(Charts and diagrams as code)
* begin *
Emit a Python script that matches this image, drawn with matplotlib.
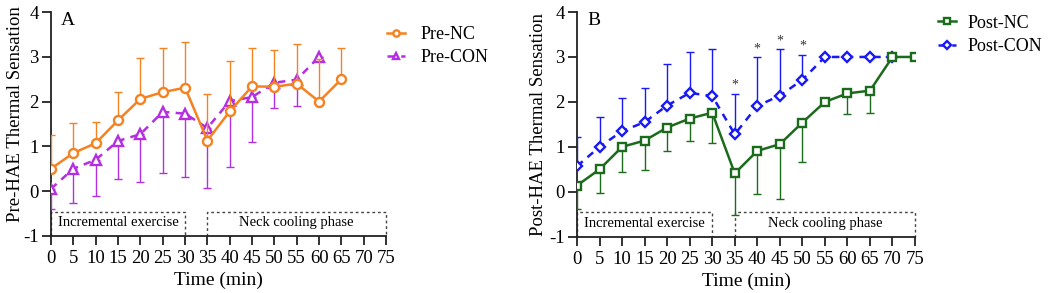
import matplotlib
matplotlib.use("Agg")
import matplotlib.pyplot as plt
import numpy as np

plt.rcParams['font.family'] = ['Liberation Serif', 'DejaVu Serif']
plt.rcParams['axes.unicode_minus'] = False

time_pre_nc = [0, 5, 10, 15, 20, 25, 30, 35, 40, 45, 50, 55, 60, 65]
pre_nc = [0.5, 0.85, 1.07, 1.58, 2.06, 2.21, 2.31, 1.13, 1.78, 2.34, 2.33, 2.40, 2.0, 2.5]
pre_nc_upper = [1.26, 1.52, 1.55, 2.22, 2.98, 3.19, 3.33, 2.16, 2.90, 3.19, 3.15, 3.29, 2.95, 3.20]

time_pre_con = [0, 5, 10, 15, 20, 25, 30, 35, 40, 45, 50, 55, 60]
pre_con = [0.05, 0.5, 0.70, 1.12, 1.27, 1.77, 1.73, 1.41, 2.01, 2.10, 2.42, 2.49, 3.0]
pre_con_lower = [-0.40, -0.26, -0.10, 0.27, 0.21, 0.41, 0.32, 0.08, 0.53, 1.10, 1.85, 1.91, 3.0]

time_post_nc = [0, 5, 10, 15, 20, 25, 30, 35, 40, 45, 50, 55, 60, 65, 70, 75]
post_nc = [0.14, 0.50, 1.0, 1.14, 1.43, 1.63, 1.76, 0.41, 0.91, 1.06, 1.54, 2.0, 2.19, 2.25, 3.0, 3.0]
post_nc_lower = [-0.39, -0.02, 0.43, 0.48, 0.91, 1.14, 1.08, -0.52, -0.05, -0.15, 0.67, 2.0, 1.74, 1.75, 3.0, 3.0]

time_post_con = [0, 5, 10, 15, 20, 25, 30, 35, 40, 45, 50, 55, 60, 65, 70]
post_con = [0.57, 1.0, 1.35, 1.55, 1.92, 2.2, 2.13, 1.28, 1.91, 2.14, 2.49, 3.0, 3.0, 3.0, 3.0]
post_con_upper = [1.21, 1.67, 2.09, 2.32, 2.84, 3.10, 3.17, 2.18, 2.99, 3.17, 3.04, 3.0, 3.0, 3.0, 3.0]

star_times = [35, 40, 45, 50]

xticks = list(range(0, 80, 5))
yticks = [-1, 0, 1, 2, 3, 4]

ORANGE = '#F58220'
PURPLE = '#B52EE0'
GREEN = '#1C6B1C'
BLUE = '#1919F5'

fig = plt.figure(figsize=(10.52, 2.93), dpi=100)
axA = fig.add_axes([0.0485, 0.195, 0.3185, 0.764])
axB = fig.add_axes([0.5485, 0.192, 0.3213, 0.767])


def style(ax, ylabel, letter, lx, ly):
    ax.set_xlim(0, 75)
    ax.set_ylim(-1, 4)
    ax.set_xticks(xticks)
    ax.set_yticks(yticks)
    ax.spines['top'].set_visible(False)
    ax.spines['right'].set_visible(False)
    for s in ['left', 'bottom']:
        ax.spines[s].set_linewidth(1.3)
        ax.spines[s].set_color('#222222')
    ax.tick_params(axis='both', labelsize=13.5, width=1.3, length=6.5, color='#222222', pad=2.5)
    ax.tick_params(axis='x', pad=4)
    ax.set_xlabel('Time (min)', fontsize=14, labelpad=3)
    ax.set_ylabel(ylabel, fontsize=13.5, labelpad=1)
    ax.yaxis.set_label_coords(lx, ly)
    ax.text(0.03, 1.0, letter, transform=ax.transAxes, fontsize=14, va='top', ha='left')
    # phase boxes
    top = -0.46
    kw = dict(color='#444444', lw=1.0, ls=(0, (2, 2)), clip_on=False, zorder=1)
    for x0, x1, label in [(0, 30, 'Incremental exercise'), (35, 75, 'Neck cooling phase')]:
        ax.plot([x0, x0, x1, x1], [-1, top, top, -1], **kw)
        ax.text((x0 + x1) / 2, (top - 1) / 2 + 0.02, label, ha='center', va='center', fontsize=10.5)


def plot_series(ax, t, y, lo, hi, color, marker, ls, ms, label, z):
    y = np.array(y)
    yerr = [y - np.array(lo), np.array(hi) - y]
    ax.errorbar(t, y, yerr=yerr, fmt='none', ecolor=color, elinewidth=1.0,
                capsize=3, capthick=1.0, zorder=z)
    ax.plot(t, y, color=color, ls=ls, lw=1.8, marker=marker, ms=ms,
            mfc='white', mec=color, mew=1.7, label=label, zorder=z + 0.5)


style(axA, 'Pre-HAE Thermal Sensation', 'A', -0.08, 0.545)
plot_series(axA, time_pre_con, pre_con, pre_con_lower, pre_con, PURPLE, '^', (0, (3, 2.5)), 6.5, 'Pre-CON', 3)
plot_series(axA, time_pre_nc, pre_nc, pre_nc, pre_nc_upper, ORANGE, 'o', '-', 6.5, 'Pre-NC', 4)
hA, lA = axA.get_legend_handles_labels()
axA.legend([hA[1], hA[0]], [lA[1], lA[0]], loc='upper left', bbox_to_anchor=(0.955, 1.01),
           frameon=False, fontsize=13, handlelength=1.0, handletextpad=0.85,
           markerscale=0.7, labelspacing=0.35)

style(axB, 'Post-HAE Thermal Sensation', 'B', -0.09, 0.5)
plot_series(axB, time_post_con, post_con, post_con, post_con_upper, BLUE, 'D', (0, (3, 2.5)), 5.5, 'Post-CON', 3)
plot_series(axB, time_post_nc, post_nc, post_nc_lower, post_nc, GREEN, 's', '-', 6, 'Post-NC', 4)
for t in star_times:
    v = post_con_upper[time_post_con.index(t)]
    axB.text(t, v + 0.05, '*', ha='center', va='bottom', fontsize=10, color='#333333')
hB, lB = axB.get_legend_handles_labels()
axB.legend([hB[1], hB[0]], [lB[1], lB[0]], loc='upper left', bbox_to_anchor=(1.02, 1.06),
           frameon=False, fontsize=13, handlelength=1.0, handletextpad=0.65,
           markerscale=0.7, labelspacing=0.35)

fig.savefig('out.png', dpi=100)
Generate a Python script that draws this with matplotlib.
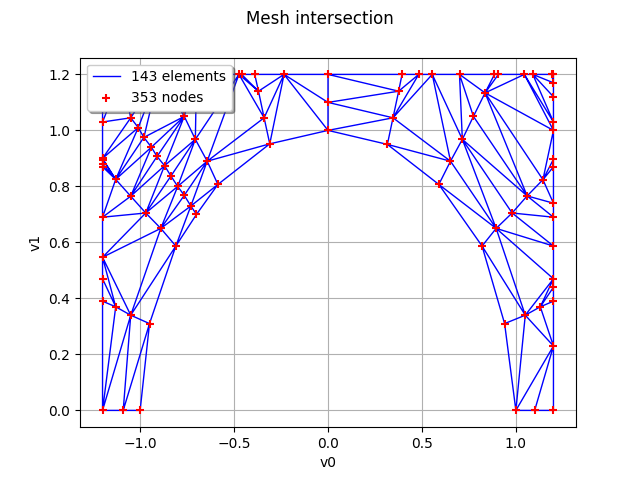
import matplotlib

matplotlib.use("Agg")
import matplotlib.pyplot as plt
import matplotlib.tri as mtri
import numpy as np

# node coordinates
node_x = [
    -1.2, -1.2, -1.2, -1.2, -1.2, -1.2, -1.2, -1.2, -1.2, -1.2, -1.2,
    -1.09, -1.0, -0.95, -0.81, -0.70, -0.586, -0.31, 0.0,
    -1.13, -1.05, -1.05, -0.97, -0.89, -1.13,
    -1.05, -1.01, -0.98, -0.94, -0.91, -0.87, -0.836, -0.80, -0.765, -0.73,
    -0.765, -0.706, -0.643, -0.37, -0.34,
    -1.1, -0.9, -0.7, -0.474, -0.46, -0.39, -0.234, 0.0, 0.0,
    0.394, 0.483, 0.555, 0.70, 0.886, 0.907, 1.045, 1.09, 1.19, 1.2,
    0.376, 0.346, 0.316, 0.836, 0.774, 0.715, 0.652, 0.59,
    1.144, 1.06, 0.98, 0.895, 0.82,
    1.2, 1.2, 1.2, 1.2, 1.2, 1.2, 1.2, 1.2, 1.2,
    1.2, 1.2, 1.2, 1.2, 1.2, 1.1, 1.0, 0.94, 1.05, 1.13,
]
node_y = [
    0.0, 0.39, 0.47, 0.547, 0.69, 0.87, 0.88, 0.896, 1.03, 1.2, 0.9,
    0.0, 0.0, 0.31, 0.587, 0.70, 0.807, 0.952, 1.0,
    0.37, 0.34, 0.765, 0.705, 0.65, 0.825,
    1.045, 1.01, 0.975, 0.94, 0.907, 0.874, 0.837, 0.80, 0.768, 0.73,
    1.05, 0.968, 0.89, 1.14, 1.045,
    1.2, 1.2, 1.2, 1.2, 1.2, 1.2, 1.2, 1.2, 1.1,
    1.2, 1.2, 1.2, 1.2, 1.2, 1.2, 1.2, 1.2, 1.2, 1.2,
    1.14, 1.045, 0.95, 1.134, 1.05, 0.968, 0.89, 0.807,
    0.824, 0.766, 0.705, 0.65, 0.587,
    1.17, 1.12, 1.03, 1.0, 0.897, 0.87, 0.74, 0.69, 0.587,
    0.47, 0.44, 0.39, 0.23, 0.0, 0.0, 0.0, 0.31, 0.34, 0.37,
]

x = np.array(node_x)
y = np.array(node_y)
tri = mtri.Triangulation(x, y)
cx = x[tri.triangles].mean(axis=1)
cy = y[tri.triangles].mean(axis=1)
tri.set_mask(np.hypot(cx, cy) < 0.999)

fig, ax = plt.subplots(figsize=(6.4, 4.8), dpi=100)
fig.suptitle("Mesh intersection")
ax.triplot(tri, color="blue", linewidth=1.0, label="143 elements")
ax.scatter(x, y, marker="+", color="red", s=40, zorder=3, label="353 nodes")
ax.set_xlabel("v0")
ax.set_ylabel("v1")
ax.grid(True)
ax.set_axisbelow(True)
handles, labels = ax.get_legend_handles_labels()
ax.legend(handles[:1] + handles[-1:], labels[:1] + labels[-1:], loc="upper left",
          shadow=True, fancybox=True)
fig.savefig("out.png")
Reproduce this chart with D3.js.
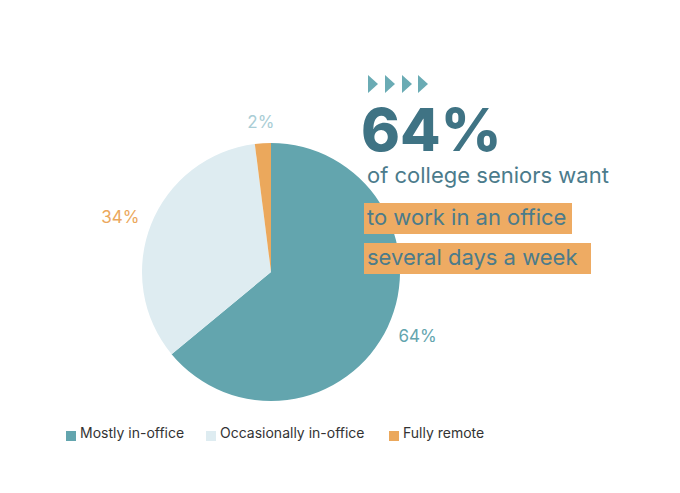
* end *
— The problem —
The answer should be a single number: the count of lines in the data that include the string "with".

— Right answer —
3